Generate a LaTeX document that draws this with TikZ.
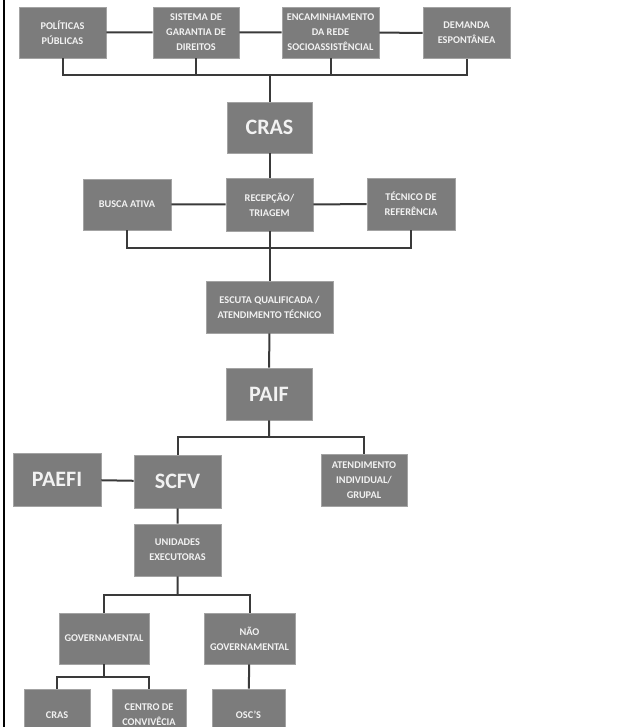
\documentclass[tikz,border=0pt]{standalone}
\usepackage{fontspec}
\setmainfont{Carlito}
\usepackage{tikz}
\usetikzlibrary{positioning}
\definecolor{boxgray}{RGB}{124,124,124}
\definecolor{linegray}{RGB}{58,58,58}
\definecolor{txtwhite}{RGB}{242,242,242}
\begin{document}
\begin{tikzpicture}[x=1pt,y=-1pt,line width=2pt,draw=linegray,
    block/.style = {draw=boxgray!70!white,line width=0.6pt,fill=boxgray,text=txtwhite,align=center,inner sep=2,font=\bfseries\fontsize{10.3}{15}\selectfont,minimum height=51},
    bigblock/.style = {block,font=\bfseries\fontsize{22}{24}\selectfont}]
            \useasboundingbox (0,0) rectangle (642,727);
            \draw[color={RGB:red,90;green,90;blue,90}] (4,0) -- (4,727);
            \node[block,minimum width=87](pol) at (62.5,32.5) {POLÍTICAS\\PÚBLICAS};
            \node[block,minimum width=86](sis) at (196,32.5) {SISTEMA DE\\GARANTIA DE\\DIREITOS};
            \node[block,minimum width=97](enc) at (330.5,32.5) {ENCAMINHAMENTO\\DA REDE\\SOCIOASSISTÊNCIAL};
            \node[block,minimum width=87](dem) at (466.5,33) {DEMANDA\\ESPONTÂNEA};
            \node[bigblock,minimum width=85](cras) at (269.5,127.5) {CRAS};
            \node[block,minimum width=88](busca) at (127,204.5) {BUSCA ATIVA};
            \node[block,minimum width=87,minimum height=53](recep) at (269.5,204.5) {RECEPÇÃO/\\TRIAGEM};
            \node[block,minimum width=88,minimum height=52](tec) at (411,204) {TÉCNICO DE\\REFERÊNCIA};
            \node[block,minimum width=127,minimum height=52](escuta) at (269.5,307) {ESCUTA QUALIFICADA /\\ATENDIMENTO TÉCNICO};
            \node[bigblock,minimum width=86,minimum height=52](paif) at (269,394) {PAIF};
            \node[bigblock,minimum width=88,minimum height=53](paefi) at (57,479.5) {PAEFI};
            \node[bigblock,minimum width=87,minimum height=53](scfv) at (177.5,481.5) {SCFV};
            \node[block,minimum width=86,minimum height=52](atend) at (364,480) {ATENDIMENTO\\INDIVIDUAL/\\GRUPAL};
            \node[block,minimum width=87,minimum height=52](unid) at (177.5,550) {UNIDADES\\EXECUTORAS};
            \node[block,minimum width=90](gov) at (104,638.5) {GOVERNAMENTAL};
            \node[block,minimum width=91](nao) at (249.5,638.5) {NÃO\\GOVERNAMENTAL};
            \node[block,minimum width=66,minimum height=52](cras2) at (57,715) {CRAS};
            \node[block,minimum width=74,minimum height=52](centro) at (149,715) {CENTRO DE\\CONVIVÊCIA};
            \node[block,minimum width=73,minimum height=52](osc) at (248.5,715) {OSC'S};
            \coordinate (j1) at (269.5,75);
            \coordinate (j2) at (269.5,248);
            \coordinate (j3) at (269,437);
            \coordinate (j4) at (177.5,595);
            \coordinate (j5) at (104,677);
            \draw (pol) -- (sis) (sis) -- (enc) (enc) -- (dem);
            \draw (pol) |- (j1) (sis) |- (j1) (enc) |- (j1) (dem) |- (j1);
            \draw (j1) -- (cras) (cras) -- (recep);
            \draw (busca) -- (recep) (recep) -- (tec);
            \draw (busca) |- (j2) (tec) |- (j2) (recep) -- (j2) (j2) -- (escuta);
            \draw (escuta) -- (paif) (paif) -- (j3);
            \draw (j3) -| (scfv) (j3) -| (atend);
            \draw (paefi) -- (scfv) (scfv) -- (unid) (unid) -- (j4);
            \draw (j4) -| (gov) (j4) -| (nao);
            \draw (gov) -- (j5) (j5) -| (cras2) (j5) -| (centro);
            \draw (nao) -- (osc);
    \end{tikzpicture}
\end{document}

================

PROBLEM TO SOLVE >> Copy each line in full and exactly, omitting any picture.

THE SOLUTION >>
Generate a LaTeX document that draws this with TikZ.
\documentclass[tikz,border=0pt]{standalone}
\usepackage{fontspec}
\setmainfont{Carlito}
\usepackage{tikz}
\usetikzlibrary{positioning}
\definecolor{boxgray}{RGB}{124,124,124}
\definecolor{linegray}{RGB}{58,58,58}
\definecolor{txtwhite}{RGB}{242,242,242}
\begin{document}
\begin{tikzpicture}[x=1pt,y=-1pt,line width=2pt,draw=linegray,
    block/.style = {draw=boxgray!70!white,line width=0.6pt,fill=boxgray,text=txtwhite,align=center,inner sep=2,font=\bfseries\fontsize{10.3}{15}\selectfont,minimum height=51},
    bigblock/.style = {block,font=\bfseries\fontsize{22}{24}\selectfont}]
            \useasboundingbox (0,0) rectangle (642,727);
            \draw[color={RGB:red,90;green,90;blue,90}] (4,0) -- (4,727);
            \node[block,minimum width=87](pol) at (62.5,32.5) {POLÍTICAS\\PÚBLICAS};
            \node[block,minimum width=86](sis) at (196,32.5) {SISTEMA DE\\GARANTIA DE\\DIREITOS};
            \node[block,minimum width=97](enc) at (330.5,32.5) {ENCAMINHAMENTO\\DA REDE\\SOCIOASSISTÊNCIAL};
            \node[block,minimum width=87](dem) at (466.5,33) {DEMANDA\\ESPONTÂNEA};
            \node[bigblock,minimum width=85](cras) at (269.5,127.5) {CRAS};
            \node[block,minimum width=88](busca) at (127,204.5) {BUSCA ATIVA};
            \node[block,minimum width=87,minimum height=53](recep) at (269.5,204.5) {RECEPÇÃO/\\TRIAGEM};
            \node[block,minimum width=88,minimum height=52](tec) at (411,204) {TÉCNICO DE\\REFERÊNCIA};
            \node[block,minimum width=127,minimum height=52](escuta) at (269.5,307) {ESCUTA QUALIFICADA /\\ATENDIMENTO TÉCNICO};
            \node[bigblock,minimum width=86,minimum height=52](paif) at (269,394) {PAIF};
            \node[bigblock,minimum width=88,minimum height=53](paefi) at (57,479.5) {PAEFI};
            \node[bigblock,minimum width=87,minimum height=53](scfv) at (177.5,481.5) {SCFV};
            \node[block,minimum width=86,minimum height=52](atend) at (364,480) {ATENDIMENTO\\INDIVIDUAL/\\GRUPAL};
            \node[block,minimum width=87,minimum height=52](unid) at (177.5,550) {UNIDADES\\EXECUTORAS};
            \node[block,minimum width=90](gov) at (104,638.5) {GOVERNAMENTAL};
            \node[block,minimum width=91](nao) at (249.5,638.5) {NÃO\\GOVERNAMENTAL};
            \node[block,minimum width=66,minimum height=52](cras2) at (57,715) {CRAS};
            \node[block,minimum width=74,minimum height=52](centro) at (149,715) {CENTRO DE\\CONVIVÊCIA};
            \node[block,minimum width=73,minimum height=52](osc) at (248.5,715) {OSC'S};
            \coordinate (j1) at (269.5,75);
            \coordinate (j2) at (269.5,248);
            \coordinate (j3) at (269,437);
            \coordinate (j4) at (177.5,595);
            \coordinate (j5) at (104,677);
            \draw (pol) -- (sis) (sis) -- (enc) (enc) -- (dem);
            \draw (pol) |- (j1) (sis) |- (j1) (enc) |- (j1) (dem) |- (j1);
            \draw (j1) -- (cras) (cras) -- (recep);
            \draw (busca) -- (recep) (recep) -- (tec);
            \draw (busca) |- (j2) (tec) |- (j2) (recep) -- (j2) (j2) -- (escuta);
            \draw (escuta) -- (paif) (paif) -- (j3);
            \draw (j3) -| (scfv) (j3) -| (atend);
            \draw (paefi) -- (scfv) (scfv) -- (unid) (unid) -- (j4);
            \draw (j4) -| (gov) (j4) -| (nao);
            \draw (gov) -- (j5) (j5) -| (cras2) (j5) -| (centro);
            \draw (nao) -- (osc);
    \end{tikzpicture}
\end{document}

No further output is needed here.